Pyotr Ilyich TCHAIKOVSKY (1840-1893)
Manfred Symphony, Op.58 (1885) [59:29]
Russian National Orchestra/Mikhail Pletnev
Norbert Gembaczka (organ)
rec. April 2013, DZZ Studio 5, Moscow, Russia
Organ recorded separately at St. Ludwig Kirche, Berlin, Germany
PENTATONE SACD PTC5186387 [59:29]

This is the final volume in Pletnev’s Tchaikovsky series presented in SACD. Pletnev with the same orchestra has already recorded the six numbered symphonies and the Manfred Symphony in 1993-96 at the Moscow Conservatory Concert Hall for Deutsche Grammophon. In some quarters Pletnev came in for criticism for his first Tchaikovsky cycle although I rather admired the recordings and played them often. I notice this new Pentatone the Manfred takes more than five minutes longer than the earlier Pletnev recording with only the second movement having a similar timing.

There may be some lovers of Tchaikovsky’s symphonies who will never have come across the Manfred. It's quite a Cinderella. Although unfashionable in recent decades the works of Lord Byron were still extremely popular when Tchaikovsky, at the prompting of Mily Balakirev, wrote this programmatic symphony. Using a scenario written by Vladimir Stasov, Tchaikovsky identified strongly with the tormented Manfred, the hero of Byron’s dramatic poem. The composer was at the peak of his powers in 1885 between the writing of his fourth and fifth symphonies. Tchaikovsky captures the desolate wretchedness of this tortured soul with the ‘Manfred’ theme appearing at the beginning and returning in each of the four movements.

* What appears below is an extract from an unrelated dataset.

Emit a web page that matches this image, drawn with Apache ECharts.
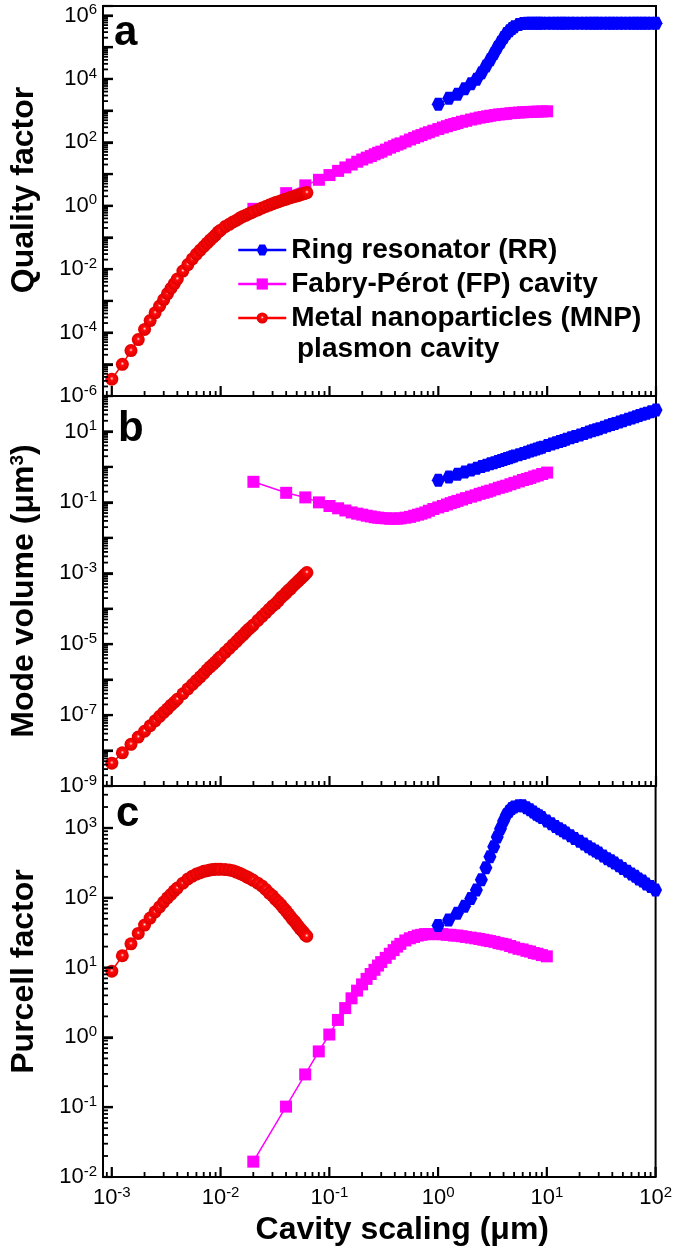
<!DOCTYPE html>
<html>
<head>
<meta charset="utf-8">
<script src="https://cdn.jsdelivr.net/npm/echarts@6/dist/echarts.min.js"></script>
<style>
html,body{margin:0;padding:0;background:#fff;}
#chart{width:675px;height:1256px;}
</style>
</head>
<body>
<div id="chart"></div>
<script>
// ---------------- DATA ----------------
const MNP_x = [0.001,0.00125,0.0015,0.00175,0.002,0.00225,0.0025,0.00275,0.003,0.00325,0.0035,0.00375,0.004,
  0.0045,0.005,0.0055,0.006,0.0065,0.007,0.0075,0.008,0.0085,0.009,0.0095,
  0.010,0.011,0.012,0.013,0.014,0.015,0.016,0.017,0.018,0.019,0.020,
  0.022,0.024,0.026,0.028,0.030,0.032,0.034,0.036,0.038,0.040,0.042,0.044,0.046,0.048,0.050,0.052,0.054,0.056,0.058,0.060,0.062];
const FP_x = [0.02,0.04,0.06,0.08,0.10,0.12,0.14,0.16,0.18,0.20,0.22,0.24,0.26,0.28,0.30,
  0.33,0.36,0.39,0.42,0.45,0.5,0.55,0.6,0.65,0.7,0.76,0.82,0.9,
  1.0,1.1,1.2,1.3,1.4,1.5,1.65,1.8,2.0,2.2,2.4,2.6,2.8,3.0,
  3.3,3.6,3.9,4.2,4.6,5.0,5.5,6.0,6.5,7.0,7.6,8.2,9.0,10.0];
const RR_x = [1,1.25,1.5,1.75,2,2.25,2.5,2.75,3,3.25,3.5,3.75,4,4.25,4.5,4.75,5,
  5.5,6,6.5,7,7.5,8,8.5,9,10,11,12,13,14,15,16.5,18,20,22,24,26,28,30,
  33,36,39,42,46,50,55,60,65,70,76,82,90,100];

// (a) Quality factor
const MNP_Q = [3.4e-6,1.0e-5,2.7e-5,6.0e-5,1.26e-4,2.4e-4,4.2e-4,6.9e-4,1.1e-3,1.7e-3,2.5e-3,3.5e-3,4.9e-3,
  8.7e-3,0.014,0.021,0.030,0.040,0.052,0.066,0.083,0.10,0.12,0.15,
  0.17,0.22,0.26,0.31,0.35,0.41,0.46,0.50,0.55,0.60,0.65,
  0.74,0.85,0.95,1.05,1.15,1.26,1.35,1.44,1.55,1.62,1.74,1.82,1.9,2.0,2.05,2.14,2.24,2.34,2.4,2.5,2.6];
const FP_Q = [0.8,2.5,4.4,6.6,9.3,12.6,16.2,20,24.5,28.8,33,37,42,47,51,
  59,68,76,85,93,107,123,138,155,170,190,209,234,
  263,295,324,355,380,407,447,479,525,562,603,631,661,692,
  724,759,776,794,832,851,871,891,902,912,923,933,944,955];
const RR_Q = [1580,2450,3310,4900,7080,9800,15800,25700,40700,63000,1.0e5,1.45e5,2.04e5,2.69e5,3.31e5,3.89e5,4.47e5,
  5.25e5,5.6e5,5.75e5,5.75e5,5.75e5,5.75e5,5.75e5,5.75e5,5.75e5,5.75e5,5.75e5,5.75e5,5.75e5,5.75e5,5.75e5,5.75e5,
  5.75e5,5.75e5,5.75e5,5.75e5,5.75e5,5.75e5,5.75e5,5.75e5,5.75e5,5.75e5,5.75e5,5.75e5,5.75e5,5.75e5,5.75e5,5.75e5,
  5.75e5,5.75e5,5.75e5,5.75e5];

// (b) Mode volume (µm^3)
const MNP_V = [4.4e-9,8.6e-9,1.5e-8,2.4e-8,3.5e-8,5.0e-8,6.9e-8,9.2e-8,1.2e-7,1.5e-7,1.9e-7,2.3e-7,2.8e-7,
  4.0e-7,5.5e-7,7.3e-7,9.5e-7,1.2e-6,1.5e-6,1.9e-6,2.3e-6,2.7e-6,3.2e-6,3.8e-6,
  4.4e-6,5.9e-6,7.6e-6,9.7e-6,1.2e-5,1.5e-5,1.8e-5,2.2e-5,2.6e-5,3.0e-5,3.5e-5,
  4.7e-5,6.1e-5,7.7e-5,9.7e-5,1.2e-4,1.4e-4,1.7e-4,2.1e-4,2.4e-4,2.8e-4,3.3e-4,3.7e-4,4.3e-4,4.9e-4,5.5e-4,6.2e-4,6.9e-4,7.7e-4,8.6e-4,9.5e-4,1.05e-3];
const FP_V = [0.38,0.186,0.138,0.100,0.079,0.068,0.059,0.052,0.048,0.045,0.042,0.040,0.038,0.037,0.036,
  0.0355,0.0347,0.0347,0.0347,0.0355,0.037,0.039,0.042,0.045,0.048,0.052,0.058,0.065,
  0.072,0.079,0.087,0.095,0.102,0.110,0.120,0.132,0.145,0.158,0.174,0.186,0.200,0.214,
  0.234,0.257,0.275,0.295,0.324,0.355,0.389,0.427,0.457,0.490,0.537,0.575,0.631,0.692];
const RR_V = [0.42,0.52,0.62,0.72,0.82,0.92,1.02,1.12,1.22,1.32,1.42,1.52,1.62,1.72,1.82,1.92,2.02,
  2.2,2.4,2.6,2.8,3.0,3.2,3.4,3.6,4.0,4.4,4.8,5.2,5.6,6.0,6.6,7.2,8.0,8.8,9.6,10.4,11.2,12,
  13.2,14.4,15.6,16.8,18.4,20,22,24,26,28,30.4,32.8,36,40];

// (c) Purcell factor
const MNP_F = [8.9,14.8,21.9,30.9,40.7,51.3,63,74,87,100,112,126,138,
  162,186,204,219,229,240,245,251,254,257,257,
  257,254,251,245,234,224,214,204,195,186,178,
  162,148,132,117,107,95,87,79,71,65,59,54,49,46,42,39,36,34,32,29.5,28.2];
const FP_F = [0.0166,0.102,0.295,0.63,1.10,1.78,2.63,3.63,4.68,5.75,6.9,8.1,9.3,10.7,12.0,
  13.8,15.8,17.8,20.0,21.9,24.5,26.3,27.5,28.8,29.5,30.2,30.2,30.2,
  30.2,30.2,29.5,29.5,28.8,28.8,28.2,27.5,26.9,26.3,25.7,25.1,24.5,24.0,
  23.4,22.4,21.9,21.4,20.4,19.5,18.6,18.2,17.4,17.0,16.2,15.8,15.1,14.5];
const RR_F = [40,48,60,76,98,129,182,269,389,537,741,977,1260,1550,1740,1900,2000,
  2090,2090,1950,1820,1700,1580,1500,1410,1260,1150,1050,977,912,851,776,708,646,589,537,501,468,437,
  398,363,339,316,288,263,240,219,204,186,174,158,145,129];

// Tick labels (decade values)
const xTickLabels = [1e-3, 1e-2, 1e-1, 1, 1e1, 1e2];
const qTickLabels = [1e-6, 1e-4, 1e-2, 1, 1e2, 1e4, 1e6];
const vTickLabels = [1e-9, 1e-7, 1e-5, 1e-3, 1e-1, 1e1];
const fTickLabels = [1e-2, 1e-1, 1, 1e1, 1e2, 1e3];

const seriesNames = ['Ring resonator (RR)', 'Fabry-Pérot (FP) cavity', 'Metal nanoparticles (MNP)'];
const yTitles = ['Quality factor', 'Mode volume (μm{sup|3})', 'Purcell factor'];
const xTitle = 'Cavity scaling (μm)';
const panelLetters = ['a', 'b', 'c'];

// ---------------- helpers ----------------
const FONT = '"Liberation Sans", Arial, Helvetica, sans-serif';
function decades(lo, hi) { const o = []; for (let e = lo; e <= hi; e++) o.push(Math.pow(10, e)); return o; }
function minors(lo, hi) { const o = []; for (let e = lo; e < hi; e++) for (let m = 2; m <= 9; m++) o.push(m * Math.pow(10, e)); return o; }

const X_MIN = 8.3e-4, X_MAX = 100;
const xMajor = decades(-3, 2);
const xMinor = minors(-4, 2).filter(v => v > X_MIN && v < X_MAX);

const panels = [
  { top: 6,   height: 390, min: 1e-6, max: 2e6,  major: decades(-5, 6), minorT: minors(-6, 7).filter(v => v < 2e6), labels: qTickLabels,
    ys: { RR: RR_Q, FP: FP_Q, MNP: MNP_Q }, namePad: [0, 0, 0, 22] },
  { top: 396, height: 390, min: 1e-9, max: 1e2,  major: decades(-8, 1), minorT: minors(-9, 2), labels: vTickLabels,
    ys: { RR: RR_V, FP: FP_V, MNP: MNP_V }, namePad: [0, 0, 0, 0] },
  { top: 786, height: 391, min: 1e-2, max: 4000, major: decades(-1, 3), minorT: minors(-2, 4).filter(v => v < 4000), labels: fTickLabels,
    ys: { RR: RR_F, FP: FP_F, MNP: MNP_F }, namePad: [0, 0, 0, 20] }
];

function pow10Label(v) {
  const e = Math.round(Math.log10(v));
  return '{b|10}{s|' + e + '}';
}
const labelRich = {
  b: { fontSize: 22, fontFamily: FONT, color: '#000', lineHeight: 26 },
  s: { fontSize: 15, fontFamily: FONT, color: '#000', lineHeight: 14, verticalAlign: 'top' }
};

const MAJ_LEN = 10, MIN_LEN = 5, MAJ_W = 2.2, MIN_W = 1.8;

const grids = [], xAxes = [], yAxes = [], series = [];
const sphere = {
  type: 'radial', x: 0.5, y: 0.45, r: 0.5,
  colorStops: [
    { offset: 0, color: '#ffffff' },
    { offset: 0.1, color: '#ff9090' },
    { offset: 0.28, color: '#ff0a0a' },
    { offset: 1, color: '#e00000' }
  ]
};
const HEX = 'path://M4,0 L12,0 L16,7 L12,14 L4,14 L0,7 Z';

// Tick marks: position along the axis from the axis scale (api.coord), base at the grid edge (coordSys rect)
function xTickRender(params, api) {
  const cs = params.coordSys;
  const x = api.coord([api.value(0), api.value(1)])[0];
  const yb = cs.y + cs.height;
  const major = api.value(2) === 1;
  const L = major ? MAJ_LEN : MIN_LEN;
  return { type: 'line', shape: { x1: x, y1: yb, x2: x, y2: yb - L },
    style: { stroke: '#000', lineWidth: major ? MAJ_W : MIN_W } };
}
function yTickRender(params, api) {
  const cs = params.coordSys;
  const y = api.coord([api.value(0), api.value(1)])[1];
  const xl = cs.x;
  const major = api.value(2) === 1;
  const L = major ? MAJ_LEN : MIN_LEN;
  return { type: 'line', shape: { x1: xl, y1: y, x2: xl + L, y2: y },
    style: { stroke: '#000', lineWidth: major ? MAJ_W : MIN_W } };
}

panels.forEach((p, g) => {
  grids.push({ left: 103, right: 19, top: p.top, height: p.height, show: true,
    borderColor: '#000', borderWidth: 2, backgroundColor: 'transparent' });
  const last = g === 2;
  xAxes.push({
    type: 'log', gridIndex: g, min: X_MIN, max: X_MAX, position: 'bottom',
    axisLine: { show: false, onZero: false }, splitLine: { show: false }, axisTick: { show: false },
    axisLabel: { show: last, customValues: xTickLabels, formatter: pow10Label, rich: labelRich, margin: 8 },
    name: last ? xTitle : '', nameLocation: 'middle', nameGap: 37,
    nameTextStyle: { fontSize: 32, fontWeight: 'bold', fontFamily: FONT, color: '#000', padding: [0, 0, 0, 46] }
  });
  yAxes.push({
    type: 'log', gridIndex: g, min: p.min, max: p.max, position: 'left', interval: 1,
    axisLine: { show: false, onZero: false }, splitLine: { show: false },
    axisTick: { show: true, inside: true, length: MAJ_LEN, lineStyle: { color: '#000', width: MAJ_W } },
    axisLabel: { show: true, customValues: p.labels, formatter: pow10Label, rich: labelRich, margin: 6 },
    name: yTitles[g], nameLocation: 'middle', nameGap: 63,
    nameTextStyle: { fontSize: 32, fontWeight: 'bold', fontFamily: FONT, color: '#000', padding: p.namePad,
      rich: { sup: { fontSize: 19, fontWeight: 'bold', fontFamily: FONT, color: '#000', verticalAlign: 'top', lineHeight: 19 } } }
  });

  const defs = [
    { key: 'FP', name: seriesNames[1], xs: FP_x, color: '#ff00ff', symbol: 'rect', size: 12, item: '#ff00ff' },
    { key: 'RR', name: seriesNames[0], xs: RR_x, color: '#0000ff', symbol: HEX, size: 13, item: '#0000ff' },
    { key: 'MNP', name: seriesNames[2], xs: MNP_x, color: '#ff0000', symbol: 'circle', size: 13, item: sphere }
  ];
  defs.forEach(d => {
    const ys = p.ys[d.key];
    series.push({
      type: 'line', name: d.name, xAxisIndex: g, yAxisIndex: g,
      data: d.xs.map((x, i) => [x, ys[i]]),
      symbol: d.symbol, symbolSize: d.size, showAllSymbol: true,
      lineStyle: { color: d.color, width: 1.5 },
      itemStyle: { color: d.item, borderWidth: 0 },
      emphasis: { disabled: true }, silent: true, clip: true
    });
  });

  // x ticks: values along x, evaluated at y = 1 (inside every panel's range)
  series.push({
    type: 'custom', name: 'xticks' + g, xAxisIndex: g, yAxisIndex: g, silent: true, z: 10, clip: false,
    encode: { x: 0, y: 1 },
    data: xMajor.map(v => [v, 1, 1]).concat(xMinor.map(v => [v, 1, 0])),
    renderItem: xTickRender
  });
  // y ticks: values along y, evaluated at x = 1 (inside the x range)
  series.push({
    type: 'custom', name: 'yticks' + g, xAxisIndex: g, yAxisIndex: g, silent: true, z: 10, clip: false,
    encode: { x: 0, y: 1 },
    data: p.major.map(v => [1, v, 1]).concat(p.minorT.map(v => [1, v, 0])),
    renderItem: yTickRender
  });
});

const graphics = panelLetters.map((t, g) => ({
  type: 'text', x: [114, 118, 116][g], y: panels[g].top + [27, 33, 28][g],
  style: { text: t, font: 'bold 42px ' + FONT, fill: '#000', verticalAlign: 'middle' }, z: 100
}));
graphics.push({ type: 'text', x: 297, y: 349,
  style: { text: 'plasmon cavity', font: 'bold 28px ' + FONT, fill: '#000', verticalAlign: 'middle' }, z: 100 });

const chart = echarts.init(document.getElementById('chart'), null, { renderer: 'canvas' });
chart.setOption({
  animation: false,
  backgroundColor: '#fff',
  grid: grids,
  xAxis: xAxes,
  yAxis: yAxes,
  legend: {
    data: seriesNames, orient: 'vertical', left: 232, top: 231,
    itemWidth: 48, itemHeight: 14, itemGap: 6, selectedMode: false,
    lineStyle: { width: 2.5 },
    textStyle: { fontSize: 28, fontWeight: 'bold', fontFamily: FONT, color: '#000' }
  },
  graphic: graphics,
  series: series
});
</script>
</body>
</html>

Pletnev ensures that dark mystery imbues the initial pages of the extended opening Lento lugubre. Compared to Pletnev’s earlier recording this account almost immediately feels far more intense and weighty. A gripping tension runs through the movement as the tormented “Manfred is wandering alone through the Alps”. The moving Astarte episode has a sense of deep longing. In the final section Pletnev obtains a sustained eruption of brutal orchestral power. I’ve rarely heard a brass section sound as clear and expressive. Marked Vivace con spirito in the second movement “The Alpine fairy appears before Manfred in the rainbow of a waterfall”. This is warm and affectionately glowing writing and Pletnev conducts it with unerring sensitivity. There's no attempt to over-inflate and the effect is quite magical. The mainly pastoral mood of the Andante con moto where “Manfred meets alpine hunters…” is redolent of verdant alpine valleys, flower-strewn pastures and dangerous mountain peaks. The playing of the RNO is refined and unaffected. It gives voice to the joy of nature. The Finale marked Allegro con fuoco where “Manfred comes to Ahriman's cave to seek a reunion with Astarte…” opens with a furious bacchanal in the underground dominion of the evil king Ahriman. This is music of energy and drama to which Pletnev brings unyielding concentration and high voltage. I notice that the impressive organ part was recorded separately.

I was delighted with the vivid well balanced sound of this SACD hybrid multi-channel recording. Decent liner-notes too by Franz Steiger in an English translation although a photograph or two of Tchaikovsky wouldn’t have gone amiss. All sections of the RNO are in remarkable form and are splendidly captured in stunning sound.

Pletnev ensures bitingly dramatic playing in this compelling and memorable account of Tchaikovsky’s Manfred Symphony.